Jakarta (ANTARA News) - Presiden Joko Widodo mengatakan pemerintah terus berupaya meningkatkan pajak menjadi salah satu senjata pamungkas mendorong pemerataan ekonomi dan menghadirkan keadilan sosial bagi seluruh rakyat Indonesia.

"Dengan basis pajak yang kuat bisa membiayai program-program strategis dan prioritas nasional kita," kata Presiden saat berpidato dalam acara sosialisasi tahap akhir amnesti pajak di Jakarta Internasional Expo (JI-Expo) Kemoyoran, Jakarta, Selasa.

Presiden dalam kesempatan itu memamerkan berbagai pembangunan infrastruktur di Indonesia, mulai dari pembangunan jalan tol, pelabuhan, hingga Pos Lintas Batas Negara (PLBN) yang tidak terlepas dari pajak yang dibayarkan oleh masyarakat.

Jokowi juga menyebut progres pembangunan Jalan Tol Trans Sumatera yang dikerjakan siang malam dan rajin dicek agar cepat selesai. "Kerja kalau nggak ada yang kontrol, nggak dikawal, nggak jadi-jadi. Kalau mangkrak saya yang digebuk," kata Presiden.

Jokowi juga mengakui bahwa menjadi pemimpin harus berani mengambil resiko, karena setiap putusan yang diambil pasti akan menemui permasalahan.

"Setiap memutuskan pasti ada masalahnya, itu resiko yang dipegang setiap memutus. Itu pasti ada resikonya, pemimpin itu harus berani ambil resiko. Kalau ngak akan maju mundur, maju mundur, kalau kena majunya ngak apa-apa, kalau mundurnya," katanya.

Presiden mencontohkan pembangunan MRT (mass rapid transit) yang direncanakan 26 tahun dan dia putuskan dilanjutkan saat dirinya menjabat Gubernur DKI Jakarta.

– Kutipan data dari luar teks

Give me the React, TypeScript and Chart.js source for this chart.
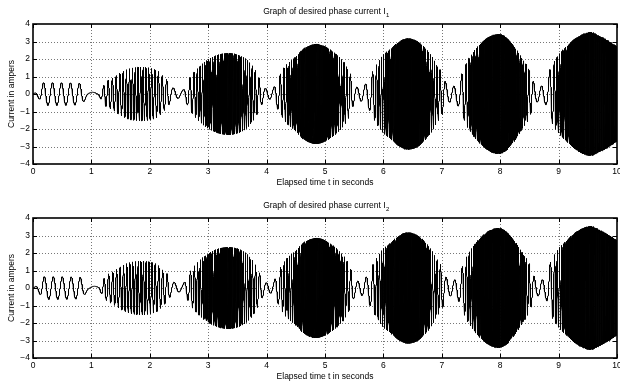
import React, { useEffect, useRef } from 'react';
import { Chart, registerables } from 'chart.js';

Chart.register(...registerables);

// ---------- data ----------
const xTickValues = [0, 1, 2, 3, 4, 5, 6, 7, 8, 9, 10];
const yTickValues = [-4, -3, -2, -1, 0, 1, 2, 3, 4];

// amplitude envelope of the desired phase current (A)
const envTimes = [
  0.0, 0.05, 0.1, 0.18, 0.8, 0.88, 0.95, 1.1, 1.18, 1.25, 1.37, 1.49, 1.6, 1.72, 1.86, 2.0, 2.15, 2.23, 2.3,
  2.36, 2.45, 2.55, 2.63, 2.7, 2.8, 2.9, 3.0, 3.1, 3.2, 3.35, 3.5, 3.6, 3.66, 3.74, 3.8, 3.86, 3.92, 4.0, 4.1,
  4.18, 4.26, 4.34, 4.45, 4.51, 4.6, 4.7, 4.85, 5.0, 5.09, 5.2, 5.29, 5.37, 5.43, 5.48, 5.55, 5.65, 5.74, 5.8,
  5.88, 6.0, 6.11, 6.25, 6.42, 6.6, 6.74, 6.83, 6.91, 6.97, 7.02, 7.08, 7.2, 7.3, 7.37, 7.45, 7.57, 7.65, 7.8,
  7.97, 8.1, 8.17, 8.28, 8.37, 8.45, 8.51, 8.56, 8.65, 8.78, 8.85, 8.94, 9.02, 9.14, 9.3, 9.55, 9.71, 9.8, 10.0,
];
const envAmps = [
  0.0, 0.1, 0.25, 0.65, 0.62, 0.4, 0.12, 0.1, 0.35, 0.7, 0.93, 1.2, 1.39, 1.5, 1.54, 1.49, 1.29, 1.0, 0.8,
  0.45, 0.3, 0.2, 0.55, 1.0, 1.4, 1.72, 1.96, 2.15, 2.27, 2.34, 2.25, 2.1, 1.96, 1.67, 1.39, 1.0, 0.6, 0.3, 0.3,
  0.8, 1.3, 1.67, 2.0, 2.15, 2.5, 2.72, 2.86, 2.72, 2.53, 2.25, 1.96, 1.58, 1.2, 0.7, 0.4, 0.45, 0.8, 1.2,
  1.67, 2.25, 2.53, 2.95, 3.18, 2.98, 2.53, 2.15, 1.67, 1.39, 1.1, 0.6, 0.45, 0.8, 1.4, 1.96, 2.53, 2.82, 3.25,
  3.43, 3.25, 3.0, 2.53, 2.05, 1.67, 1.29, 0.8, 0.45, 0.6, 1.4, 1.96, 2.34, 2.72, 3.2, 3.54, 3.3, 3.15, 2.72,
];

// apparent oscillation rate (cycles per second)
const freqTimes = [
  0, 0.85, 0.92, 1.12, 1.2, 1.87, 2.3, 2.38, 2.6, 2.68, 3.35, 3.88, 3.95, 4.15, 4.22, 4.85, 5.45, 5.5, 5.75,
  5.82, 6.42, 7.0, 7.06, 7.3, 7.37, 7.97, 8.53, 8.6, 8.83, 8.88, 9.55, 10,
];
const freqHz = [
  6.5, 6.5, 3, 3, 12, 23, 12, 6, 6, 12, 50, 12, 7, 7, 12, 65, 12, 7, 7, 12, 75, 12, 7, 7, 12, 85, 12, 7, 7,
  12, 95, 70,
];

const phaseOffsets = [0.5, -0.1]; // I1, I2
const titleMain = 'Graph of desired phase current I';
const titleSubs = ['1', '2'];
const xLabel = 'Elapsed time t in seconds';
const yLabel = 'Current in ampers';
const tStart = 0;
const tEnd = 10;
const sampleStep = 0.0005;

// ---------- helpers ----------
const FONT = '"Liberation Sans", Arial, Helvetica, sans-serif';
const FS = 8.5;

function interp(ts: number[], vs: number[], t: number): number {
  if (t <= ts[0]) return vs[0];
  for (let i = 1; i < ts.length; i++) {
    if (t <= ts[i]) {
      const f = (t - ts[i - 1]) / (ts[i] - ts[i - 1]);
      return vs[i - 1] + f * (vs[i] - vs[i - 1]);
    }
  }
  return vs[vs.length - 1];
}

// monotone cubic (Fritsch–Carlson) for a smooth envelope through the read-off points
function makeMonotone(ts: number[], vs: number[]) {
  const n = ts.length;
  const d: number[] = [];
  for (let i = 0; i < n - 1; i++) d.push((vs[i + 1] - vs[i]) / (ts[i + 1] - ts[i]));
  const m: number[] = new Array(n);
  m[0] = d[0];
  m[n - 1] = d[n - 2];
  for (let i = 1; i < n - 1; i++) {
    if (d[i - 1] * d[i] <= 0) m[i] = 0;
    else m[i] = (d[i - 1] + d[i]) / 2;
  }
  for (let i = 0; i < n - 1; i++) {
    if (d[i] === 0) {
      m[i] = 0;
      m[i + 1] = 0;
      continue;
    }
    const a = m[i] / d[i];
    const b = m[i + 1] / d[i];
    const s = a * a + b * b;
    if (s > 9) {
      const tau = 3 / Math.sqrt(s);
      m[i] = tau * a * d[i];
      m[i + 1] = tau * b * d[i];
    }
  }
  return (t: number) => {
    if (t <= ts[0]) return vs[0];
    if (t >= ts[n - 1]) return vs[n - 1];
    let i = 1;
    while (ts[i] < t) i++;
    const h = ts[i] - ts[i - 1];
    const u = (t - ts[i - 1]) / h;
    const h00 = 2 * u * u * u - 3 * u * u + 1;
    const h10 = u * u * u - 2 * u * u + u;
    const h01 = -2 * u * u * u + 3 * u * u;
    const h11 = u * u * u - u * u;
    return h00 * vs[i - 1] + h10 * h * m[i - 1] + h01 * vs[i] + h11 * h * m[i];
  };
}

function buildSeries(offset: number) {
  const env = makeMonotone(envTimes, envAmps);
  const pts: { x: number; y: number }[] = [];
  let phase = offset;
  const n = Math.round((tEnd - tStart) / sampleStep);
  for (let i = 0; i <= n; i++) {
    const t = tStart + i * sampleStep;
    pts.push({ x: t, y: env(t) * Math.sin(phase) });
    phase += 2 * Math.PI * interp(freqTimes, freqHz, t) * sampleStep;
  }
  return pts;
}

const fmt = (v: number) => (v < 0 ? '\u2212' + Math.abs(v) : String(v));

function decorPlugin(sub: string) {
  return {
    id: 'decor' + sub,
    beforeDatasetsDraw(chart: any) {
      const { ctx, chartArea: a, scales } = chart;
      ctx.save();
      ctx.strokeStyle = '#777';
      ctx.lineWidth = 1;
      ctx.setLineDash([1, 2]);
      for (const v of xTickValues) {
        if (v === xTickValues[0] || v === xTickValues[xTickValues.length - 1]) continue;
        const x = Math.round(scales.x.getPixelForValue(v)) + 0.5;
        ctx.beginPath();
        ctx.moveTo(x, a.top);
        ctx.lineTo(x, a.bottom);
        ctx.stroke();
      }
      for (const v of yTickValues) {
        if (v === yTickValues[0] || v === yTickValues[yTickValues.length - 1]) continue;
        const y = Math.round(scales.y.getPixelForValue(v)) + 0.5;
        ctx.beginPath();
        ctx.moveTo(a.left, y);
        ctx.lineTo(a.right, y);
        ctx.stroke();
      }
      ctx.restore();
    },
    afterDraw(chart: any) {
      const { ctx, chartArea: a, scales } = chart;
      ctx.save();
      ctx.setLineDash([]);
      ctx.strokeStyle = '#000';
      ctx.lineWidth = 1;
      const tl = 4;
      for (const v of xTickValues) {
        const x = Math.round(scales.x.getPixelForValue(v)) + 0.5;
        ctx.beginPath();
        ctx.moveTo(x, a.top);
        ctx.lineTo(x, a.top + tl);
        ctx.moveTo(x, a.bottom);
        ctx.lineTo(x, a.bottom - tl);
        ctx.stroke();
      }
      for (const v of yTickValues) {
        const y = Math.round(scales.y.getPixelForValue(v)) + 0.5;
        ctx.beginPath();
        ctx.moveTo(a.left, y);
        ctx.lineTo(a.left + tl, y);
        ctx.moveTo(a.right, y);
        ctx.lineTo(a.right - tl, y);
        ctx.stroke();
      }
      ctx.lineWidth = 1.6;
      ctx.strokeRect(a.left, a.top, a.right - a.left, a.bottom - a.top);

      ctx.fillStyle = '#000';
      const cx = (a.left + a.right) / 2;
      ctx.font = `${FS}px ${FONT}`;
      const wMain = ctx.measureText(titleMain).width;
      ctx.font = `6px ${FONT}`;
      const wSub = ctx.measureText(sub).width;
      const x0 = cx - (wMain + wSub) / 2 + 1;
      ctx.textBaseline = 'middle';
      ctx.textAlign = 'left';
      ctx.font = `${FS}px ${FONT}`;
      ctx.fillText(titleMain, x0, 12);
      ctx.font = `6px ${FONT}`;
      ctx.fillText(sub, x0 + wMain + 0.5, 15);

      ctx.font = `${FS}px ${FONT}`;
      ctx.textAlign = 'center';
      ctx.fillText(xLabel, cx, a.bottom + 18.5);

      ctx.translate(12, (a.top + a.bottom) / 2);
      ctx.rotate(-Math.PI / 2);
      ctx.fillText(yLabel, 0, 0);
      ctx.restore();
    },
  };
}

function Panel({ index, height }: { index: number; height: number }) {
  const ref = useRef<HTMLCanvasElement | null>(null);
  useEffect(() => {
    if (!ref.current) return;
    const points = buildSeries(phaseOffsets[index]);
    const chart = new Chart(ref.current, {
      type: 'line',
      data: {
        datasets: [
          {
            label: 'I' + titleSubs[index],
            data: points,
            borderColor: '#000',
            borderWidth: 1,
            pointRadius: 0,
            fill: false,
            tension: 0,
          },
        ],
      },
      options: {
        animation: false,
        responsive: false,
        devicePixelRatio: 1,
        parsing: false,
        normalized: true,
        events: [],
        layout: { padding: { left: 0, right: 3, top: 24, bottom: 0 } },
        plugins: { legend: { display: false }, title: { display: false }, tooltip: { enabled: false } },
        scales: {
          x: {
            type: 'linear',
            min: 0,
            max: 10,
            grid: { display: false, drawTicks: false },
            border: { display: false },
            afterBuildTicks: (s: any) => {
              s.ticks = xTickValues.map((v) => ({ value: v }));
            },
            afterFit: (s: any) => {
              s.height = height - 164;
              s.paddingLeft = 0;
              s.paddingRight = 0;
            },
            ticks: {
              padding: 3,
              maxRotation: 0,
              autoSkip: false,
              color: '#000',
              font: { family: FONT, size: FS },
              callback: (v: any) => fmt(Number(v)),
            },
          },
          y: {
            type: 'linear',
            min: -4,
            max: 4,
            grid: { display: false, drawTicks: false },
            border: { display: false },
            afterBuildTicks: (s: any) => {
              s.ticks = yTickValues.map((v) => ({ value: v }));
            },
            afterFit: (s: any) => {
              s.width = 33;
              s.paddingTop = 0;
              s.paddingBottom = 0;
            },
            ticks: {
              padding: 3,
              autoSkip: false,
              color: '#000',
              font: { family: FONT, size: FS },
              callback: (v: any) => fmt(Number(v)),
            },
          },
        },
      },
      plugins: [decorPlugin(titleSubs[index])],
    } as any);
    return () => chart.destroy();
  }, [index, height]);
  return <canvas ref={ref} width={620} height={height} style={{ display: 'block', width: 620, height }} />;
}

export default function App() {
  useEffect(() => {
    document.body.style.margin = '0';
    document.body.style.background = '#fff';
  }, []);
  return (
    <div style={{ width: 620, height: 383, background: '#fff' }}>
      <Panel index={0} height={194} />
      <Panel index={1} height={189} />
    </div>
  );
}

"Saya dipaparkan saat jadi gubernur untung rugi. Kalau dipaparkan untung rugi pasti rugi dan tidak dimulai-mulai," ungkapnya.

Presiden mengatakan dalam memutuskan pembangunan infrastruktur itu harus dilihat secara makro, yakni kemacetan yang terjadi di Jakarta membuat kehilangan Rp28 triliun per tahun di Jakarta.

"Kalau tidak diputuskan makin mahal harganya, duit kita hilang semakin banyak. Jangan dihitung MRT saja, nanti PSO kan bisa, subsidi pemerintah," jelasnya.

Presiden juga mengaku saat memutuskan pembangunan MRT ini banyak mendapatkan kritikan namun dirinya tetap melanjutkan program tersebut.

"Saya ingat baru buat MRT 15 km ramainya, kereta cepat baru buat 148 km ramainya, padahal di Tiongkok per tahunnya buat kereta cepat itu 2.000 km per tahun. Kita 148 km ramainya, kapan kita maju, tapi saya ini kupingnya tebal, kalau kupingnya tipis tidak dimulai," katanya.